High-Dimensional Disease Risk Score for Dealing With Residual Confounding Bias in Estimating Treatment Effects With a Survival Outcome.

Md Belal Hossain, Hubert Wong, Mohsen Sadatsafavi, Victoria J Cook, James C Johnston, Mohammad Ehsanul Karim

Pharmacoepidemiology and drug safety · 2025-07

Abstract

PURPOSE: Health administrative databases often contain no information on some important confounders, leading to residual confounding in the effect estimate. We aimed to explore the performance of high-dimensional disease risk score (hdDRS) to deal with residual confounding bias for estimating causal effects with survival outcomes.

METHODS: We used health administrative data of 49 197 individuals in British Columbia to examine the relationship between tuberculosis infection and time-to-development of cardiovascular disease (CVD). We designed a plasmode simulation exploring the performance of eight hdDRS methods that varied by different approaches to fit the risk score model and also examined results from high-dimensional propensity score (hdPS) and traditional regression adjustment. The log-hazard ratio (log-HR) was the target parameter with a true value of log(3).

RESULTS: In the presence of strong unmeasured confounding, the bias observed was -0.11 for the traditional method and -0.047 for the hdPS method. The bias ranged from -0.051 to -0.058 for hdDRS methods when risk score models were fitted to the full cohort and -0.045 to -0.049 when risk score models were fitted only to unexposed individuals. All methods showed comparable standard errors and nominal bias-eliminated coverage probabilities. With weak unmeasured confounding, hdDRS and hdPS produced approximately unbiased estimates. Our data analysis, after addressing residual confounding, revealed an 8%-11% higher CVD risk associated with tuberculosis infection.
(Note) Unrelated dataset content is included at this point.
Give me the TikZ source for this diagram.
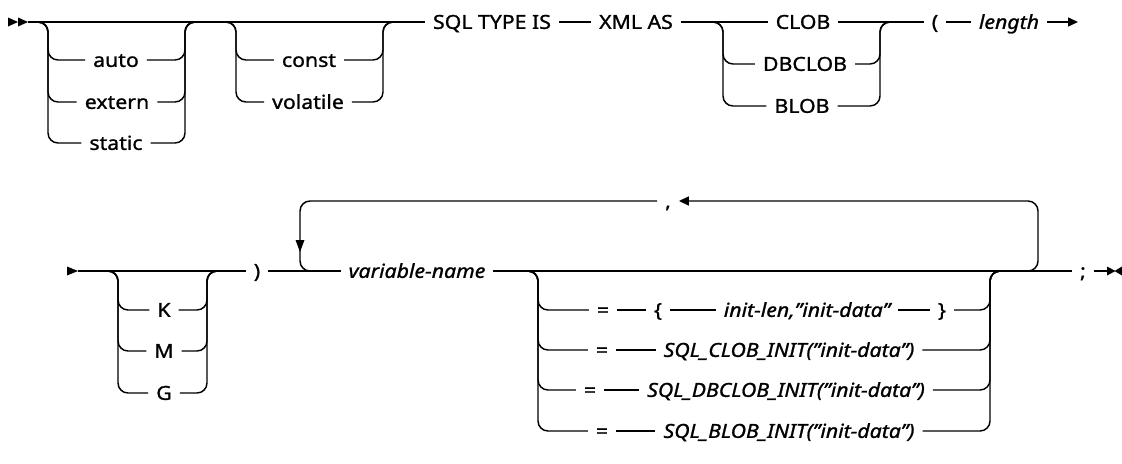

CONCLUSIONS: Our findings support the use of selected hdDRS methods to address residual confounding bias when estimating treatment effects with survival outcomes. In particular, the hdDRS method using rate-based risk score modeling on unexposed individuals consistently exhibited the least bias. However, the hdPS method showed comparable performance across most evaluated scenarios. We share reproducible R codes to facilitate researchers' adoption and further evaluation of these methods.

MeSH terms

  • Humans
  • Cardiovascular Diseases
  • Bias
  • Confounding Factors, Epidemiologic
  • Female
  • Tuberculosis
  • Male
  • British Columbia
  • Middle Aged
  • Propensity Score
  • Databases, Factual
  • Proportional Hazards Models
  • Adult
  • Treatment Outcome
  • Aged
  • Cohort Studies
  • Risk Factors
  • Risk Assessment
  • Computer Simulation